Here's an email sample from the first chapter of the book, from Amy to Matthew, that I think gives you a flavor for the style and direction this book takes:
Sounds like this could be an After School Special, right? Except that McGovern does a great job of keeping things pretty real and not too sappy. Much of the book is told in a close third person narrative, getting into the heads of both Amy and Matthew, but McGovern fills in the gaps with both text messages and emails that are sent back and forth.
Before long, Amy becomes closer to Matthew than to any of her other peer helpers, and she starts to fall in love with him. He plays his cards a bit more closely to the chest, and even if he recognized his feelings for Amy as love, his increasingly erratic OCD behavior and thinking keep him from acting on anything. So you've got the agony and ecstasy of falling in love for the first time, but obviously in this case there are major complications. Matthew is not sure Amy is capable of having a physical relationship, and he's not sure that he's capable of even holding her hand without having to wash his hands obsessively both before and after. Amy, for her own part, tries to give out decreasingly subtle hints to say that she's ready to take their friendship to the next level, sex and all.

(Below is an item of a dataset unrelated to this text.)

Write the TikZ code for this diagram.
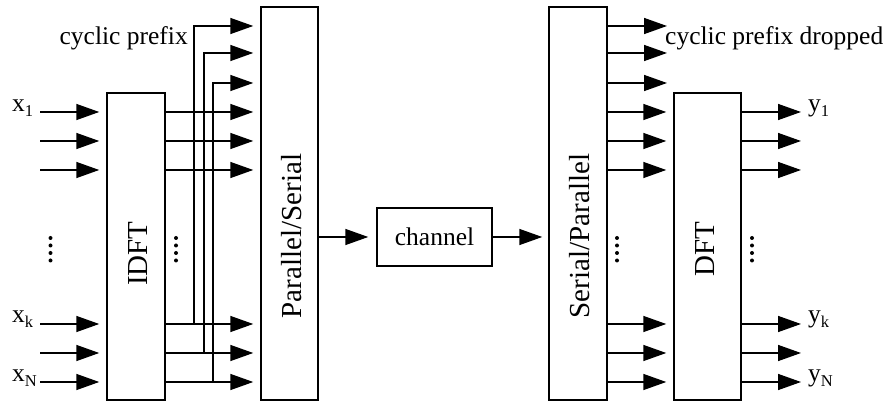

To complicate matters even further, Amy's parents don't really approve of her feelings for Matthew and want to push her in the direction of Sanjay, another of her peer helpers, because he's ambitious and capable and self-confident: everything that Matthew is not. Brilliant Amy is college bound, spoiled for choice with her acceptances at Stanford and multiple Ivy League schools, while Matthew feels that he might be capable of taking a correspondence course but not much more. Basically, it's Pretty In Pink where academics play the role of class.
McGovern has a deft and comic touch when writing Matthew and Amy. Most of the time I identified with both of these young people, and I particularly admired the ways Amy was both philosophical and practical in the face of her physical limitations. The book takes a slightly soap-opera turn in the last quarter, but even that was resolved quite well and ended up being more hopeful and pragmatic than most teen book. I really recommend this book for all folks who enjoy YA novels, but beyond that, it's a solid read for anybody searching for an unconventional protagonist or an under-represented one.

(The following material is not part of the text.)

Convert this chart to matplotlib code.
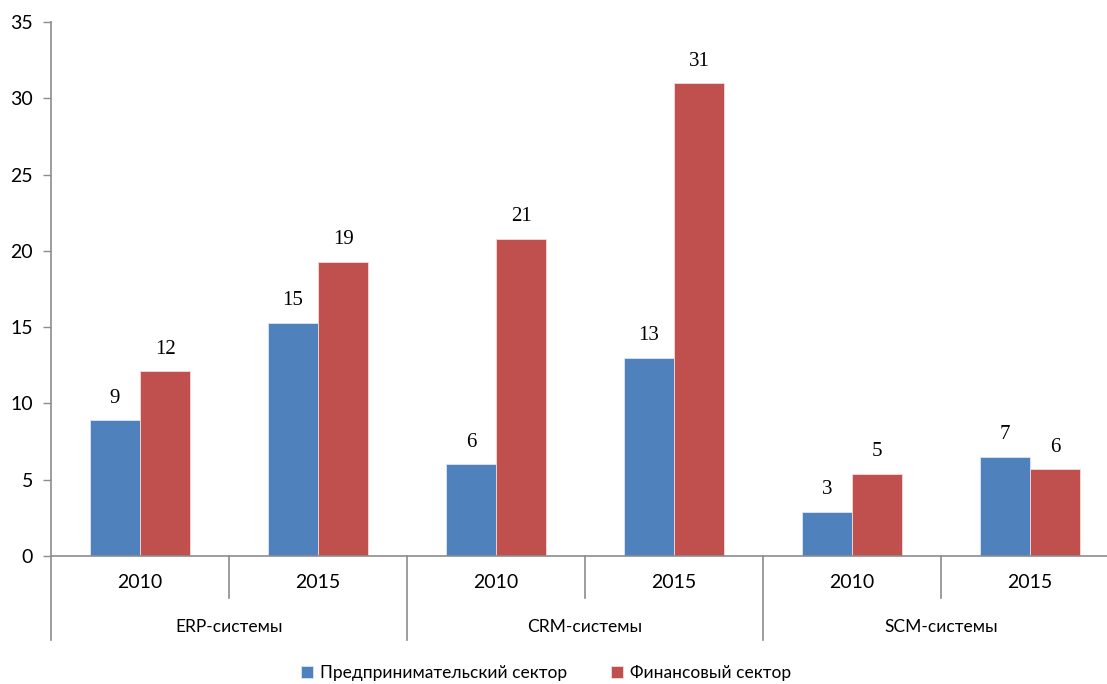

Here's an email sample from the first chapter of the book, from Amy to Matthew, that I think gives you a flavor for the style and direction this book takes:
To: mstheword@gmail.com
From: aim high@comcast.net
Re: I'm happy!
I just slipped into my mother's office to look at the names of my new peer helpers, and I'm so happy! Your name is on the list! I thought maybe I'd scared you by coming right out and asking you to apply. I realize it's an unusual setup, but try not to think of it as my parents offering to pay people to be my friend. I know there's something unsettling and prideless in that. I prefer to think of it this way: my parents are paying people to pretend to by my friend. This will be much closer to the truth, I suspect, and I have no problem with this. I'm guessing that a lot of people in high school are only pretending to be friends, right? It'll be a start, I figure.NB: I read an advance reading copy of this book provided by the publisher. It will be available from Harper Teen in June 2014. The author also happens to be somewhat local to my bookstore, but I read it out of my own interest and not at the behest of either author or publisher.